- Work required
Copy out the lines of the records below, and only those lines, from the one with "Give me the TikZ source for this diagram." through the one with "(vyhid) at (1187,407)", exactly as they appear.

- Stored rows
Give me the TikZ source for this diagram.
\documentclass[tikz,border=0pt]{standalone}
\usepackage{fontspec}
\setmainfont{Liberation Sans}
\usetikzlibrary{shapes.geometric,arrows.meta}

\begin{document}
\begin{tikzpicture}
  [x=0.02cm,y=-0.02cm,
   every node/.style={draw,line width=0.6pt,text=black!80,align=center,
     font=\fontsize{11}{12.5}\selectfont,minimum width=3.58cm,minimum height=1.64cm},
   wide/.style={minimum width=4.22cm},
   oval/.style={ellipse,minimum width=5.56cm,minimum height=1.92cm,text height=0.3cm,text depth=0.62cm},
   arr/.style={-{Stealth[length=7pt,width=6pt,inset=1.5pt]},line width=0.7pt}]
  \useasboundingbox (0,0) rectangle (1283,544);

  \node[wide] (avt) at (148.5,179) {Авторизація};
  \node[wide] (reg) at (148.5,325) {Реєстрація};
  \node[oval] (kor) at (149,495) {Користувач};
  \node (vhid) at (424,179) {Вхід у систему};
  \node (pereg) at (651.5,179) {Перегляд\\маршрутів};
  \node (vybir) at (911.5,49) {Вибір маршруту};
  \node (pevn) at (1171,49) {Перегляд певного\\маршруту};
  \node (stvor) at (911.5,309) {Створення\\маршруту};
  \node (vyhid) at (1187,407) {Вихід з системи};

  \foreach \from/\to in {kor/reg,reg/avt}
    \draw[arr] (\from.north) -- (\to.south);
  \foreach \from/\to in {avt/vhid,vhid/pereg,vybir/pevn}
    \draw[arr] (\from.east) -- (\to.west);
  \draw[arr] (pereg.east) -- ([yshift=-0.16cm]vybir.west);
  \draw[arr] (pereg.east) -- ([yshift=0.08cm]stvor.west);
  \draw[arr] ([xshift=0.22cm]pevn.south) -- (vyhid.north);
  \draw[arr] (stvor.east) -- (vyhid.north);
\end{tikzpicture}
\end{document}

==

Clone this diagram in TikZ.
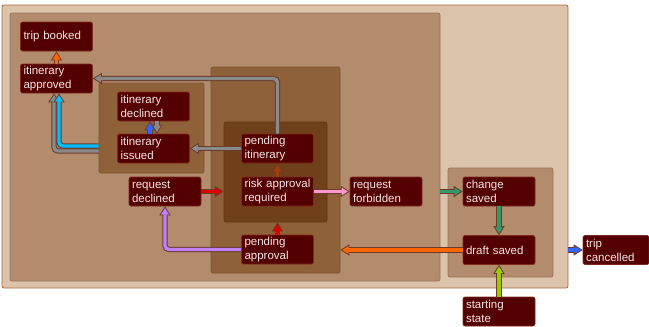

...

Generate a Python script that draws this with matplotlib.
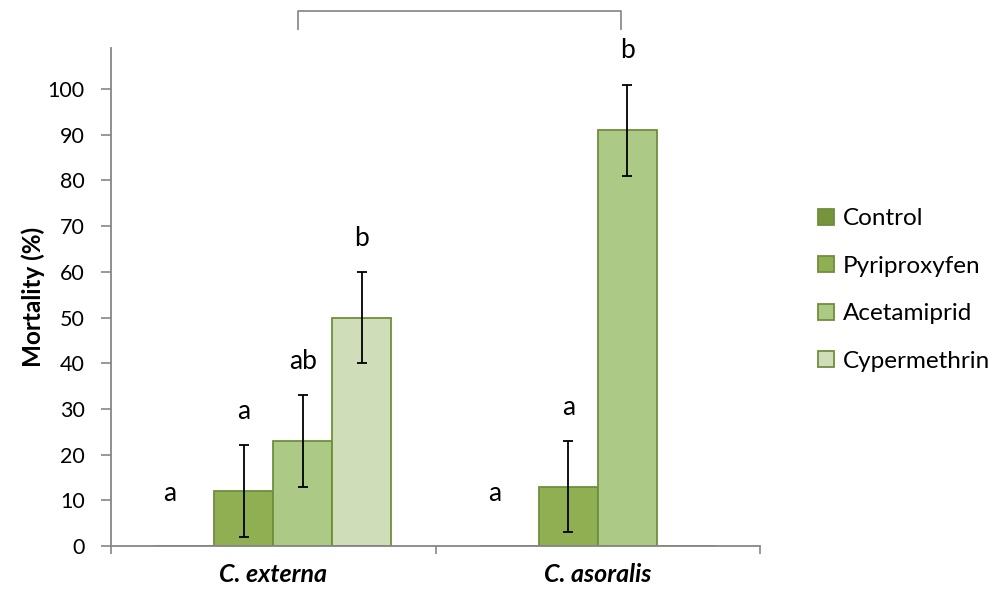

- Exercise solution
Give me the TikZ source for this diagram.
\documentclass[tikz,border=0pt]{standalone}
\usepackage{fontspec}
\setmainfont{Liberation Sans}
\usetikzlibrary{shapes.geometric,arrows.meta}

\begin{document}
\begin{tikzpicture}
  [x=0.02cm,y=-0.02cm,
   every node/.style={draw,line width=0.6pt,text=black!80,align=center,
     font=\fontsize{11}{12.5}\selectfont,minimum width=3.58cm,minimum height=1.64cm},
   wide/.style={minimum width=4.22cm},
   oval/.style={ellipse,minimum width=5.56cm,minimum height=1.92cm,text height=0.3cm,text depth=0.62cm},
   arr/.style={-{Stealth[length=7pt,width=6pt,inset=1.5pt]},line width=0.7pt}]
  \useasboundingbox (0,0) rectangle (1283,544);

  \node[wide] (avt) at (148.5,179) {Авторизація};
  \node[wide] (reg) at (148.5,325) {Реєстрація};
  \node[oval] (kor) at (149,495) {Користувач};
  \node (vhid) at (424,179) {Вхід у систему};
  \node (pereg) at (651.5,179) {Перегляд\\маршрутів};
  \node (vybir) at (911.5,49) {Вибір маршруту};
  \node (pevn) at (1171,49) {Перегляд певного\\маршруту};
  \node (stvor) at (911.5,309) {Створення\\маршруту};
  \node (vyhid) at (1187,407) {Вихід з системи};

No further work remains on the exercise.